## Provided data
** Begin **

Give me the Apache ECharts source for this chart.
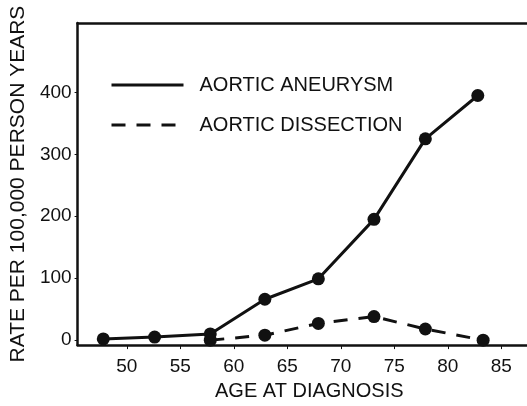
<!DOCTYPE html>
<html><head><meta charset="utf-8">
<script src="https://cdn.jsdelivr.net/npm/echarts@6/dist/echarts.min.js"></script>
<style>html,body{margin:0;padding:0;background:#fff}#c{width:527px;height:406px}</style>
</head><body><div id="c"></div>
<script>
const aneurysmAge = [47.8, 52.6, 57.8, 62.9, 67.9, 73.1, 77.9, 82.8];
const aneurysmRate = [2, 5, 10, 66, 99, 195, 325, 395];
const dissectionAge = [57.8, 62.9, 67.9, 73.1, 77.9, 83.3];
const dissectionRate = [0, 8, 27, 38, 18, 0];
const xTicks = [50, 55, 60, 65, 70, 75, 80, 85];
const yTicks = [0, 100, 200, 300, 400];

const font = '"Liberation Sans", Arial, Helvetica, sans-serif';
const ink = '#111';
const chart = echarts.init(document.getElementById('c'));
chart.setOption({
  animation: false,
  backgroundColor: '#fff',
  grid: { left: 75, right: 0, top: 23, bottom: 58 },
  legend: {
    orient: 'vertical', left: 110, top: 75, padding: 0,
    itemWidth: 72, itemHeight: 20, itemGap: 20,
    itemStyle: { opacity: 0 },
    lineStyle: { width: 3 },
    textStyle: { fontFamily: font, fontSize: 20, color: ink, padding: [0, 0, 0, 11] },
    data: ['AORTIC ANEURYSM', 'AORTIC DISSECTION']
  },
  xAxis: [{
    type: 'value', min: 45.4, max: 87.4,
    name: 'AGE AT DIAGNOSIS', nameLocation: 'middle', nameGap: 30,
    nameTextStyle: { fontFamily: font, fontSize: 20, color: ink, padding: [0, 0, 0, 14] },
    axisLine: { show: true, onZero: false, lineStyle: { color: ink, width: 2.5 } },
    axisTick: { show: true, customValues: xTicks, length: 4, lineStyle: { color: ink, width: 1 } },
    axisLabel: { customValues: xTicks, fontFamily: font, fontSize: 19, color: ink, margin: 12 },
    splitLine: { show: false }
  }, {
    type: 'value', position: 'top', min: 45.4, max: 87.4,
    axisLine: { show: true, onZero: false, lineStyle: { color: ink, width: 2.5 } },
    axisTick: { show: false }, axisLabel: { show: false }, splitLine: { show: false }
  }],
  yAxis: {
    type: 'value', min: -8, max: 512,
    name: 'RATE PER 100,000 PERSON YEARS', nameLocation: 'middle', nameGap: 46, nameRotate: 90,
    nameTextStyle: { fontFamily: font, fontSize: 21, color: ink },
    axisLine: { show: true, onZero: false, lineStyle: { color: ink, width: 2.5 } },
    axisTick: { show: true, customValues: yTicks, length: 3, lineStyle: { color: ink, width: 1 } },
    axisLabel: { customValues: yTicks, fontFamily: font, fontSize: 19, color: ink, margin: 6 },
    splitLine: { show: false }
  },
  series: [{
    name: 'AORTIC ANEURYSM', type: 'line',
    data: aneurysmAge.map((a, i) => [a, aneurysmRate[i]]),
    symbol: 'circle', symbolSize: 13,
    lineStyle: { color: ink, width: 3 }, itemStyle: { color: ink }
  }, {
    name: 'AORTIC DISSECTION', type: 'line',
    data: dissectionAge.map((a, i) => [a, dissectionRate[i]]),
    symbol: 'circle', symbolSize: 13,
    lineStyle: { color: ink, width: 3, type: [14, 11] }, itemStyle: { color: ink }
  }]
});
</script></body></html>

** End **

Transcribe the whole listing exactly. Pictures are excluded.

Give me the Apache ECharts source for this chart.
<!DOCTYPE html>
<html><head><meta charset="utf-8">
<script src="https://cdn.jsdelivr.net/npm/echarts@6/dist/echarts.min.js"></script>
<style>html,body{margin:0;padding:0;background:#fff}#c{width:527px;height:406px}</style>
</head><body><div id="c"></div>
<script>
const aneurysmAge = [47.8, 52.6, 57.8, 62.9, 67.9, 73.1, 77.9, 82.8];
const aneurysmRate = [2, 5, 10, 66, 99, 195, 325, 395];
const dissectionAge = [57.8, 62.9, 67.9, 73.1, 77.9, 83.3];
const dissectionRate = [0, 8, 27, 38, 18, 0];
const xTicks = [50, 55, 60, 65, 70, 75, 80, 85];
const yTicks = [0, 100, 200, 300, 400];

const font = '"Liberation Sans", Arial, Helvetica, sans-serif';
const ink = '#111';
const chart = echarts.init(document.getElementById('c'));
chart.setOption({
  animation: false,
  backgroundColor: '#fff',
  grid: { left: 75, right: 0, top: 23, bottom: 58 },
  legend: {
    orient: 'vertical', left: 110, top: 75, padding: 0,
    itemWidth: 72, itemHeight: 20, itemGap: 20,
    itemStyle: { opacity: 0 },
    lineStyle: { width: 3 },
    textStyle: { fontFamily: font, fontSize: 20, color: ink, padding: [0, 0, 0, 11] },
    data: ['AORTIC ANEURYSM', 'AORTIC DISSECTION']
  },
  xAxis: [{
    type: 'value', min: 45.4, max: 87.4,
    name: 'AGE AT DIAGNOSIS', nameLocation: 'middle', nameGap: 30,
    nameTextStyle: { fontFamily: font, fontSize: 20, color: ink, padding: [0, 0, 0, 14] },
    axisLine: { show: true, onZero: false, lineStyle: { color: ink, width: 2.5 } },
    axisTick: { show: true, customValues: xTicks, length: 4, lineStyle: { color: ink, width: 1 } },
    axisLabel: { customValues: xTicks, fontFamily: font, fontSize: 19, color: ink, margin: 12 },
    splitLine: { show: false }
  }, {
    type: 'value', position: 'top', min: 45.4, max: 87.4,
    axisLine: { show: true, onZero: false, lineStyle: { color: ink, width: 2.5 } },
    axisTick: { show: false }, axisLabel: { show: false }, splitLine: { show: false }
  }],
  yAxis: {
    type: 'value', min: -8, max: 512,
    name: 'RATE PER 100,000 PERSON YEARS', nameLocation: 'middle', nameGap: 46, nameRotate: 90,
    nameTextStyle: { fontFamily: font, fontSize: 21, color: ink },
    axisLine: { show: true, onZero: false, lineStyle: { color: ink, width: 2.5 } },
    axisTick: { show: true, customValues: yTicks, length: 3, lineStyle: { color: ink, width: 1 } },
    axisLabel: { customValues: yTicks, fontFamily: font, fontSize: 19, color: ink, margin: 6 },
    splitLine: { show: false }
  },
  series: [{
    name: 'AORTIC ANEURYSM', type: 'line',
    data: aneurysmAge.map((a, i) => [a, aneurysmRate[i]]),
    symbol: 'circle', symbolSize: 13,
    lineStyle: { color: ink, width: 3 }, itemStyle: { color: ink }
  }, {
    name: 'AORTIC DISSECTION', type: 'line',
    data: dissectionAge.map((a, i) => [a, dissectionRate[i]]),
    symbol: 'circle', symbolSize: 13,
    lineStyle: { color: ink, width: 3, type: [14, 11] }, itemStyle: { color: ink }
  }]
});
</script></body></html>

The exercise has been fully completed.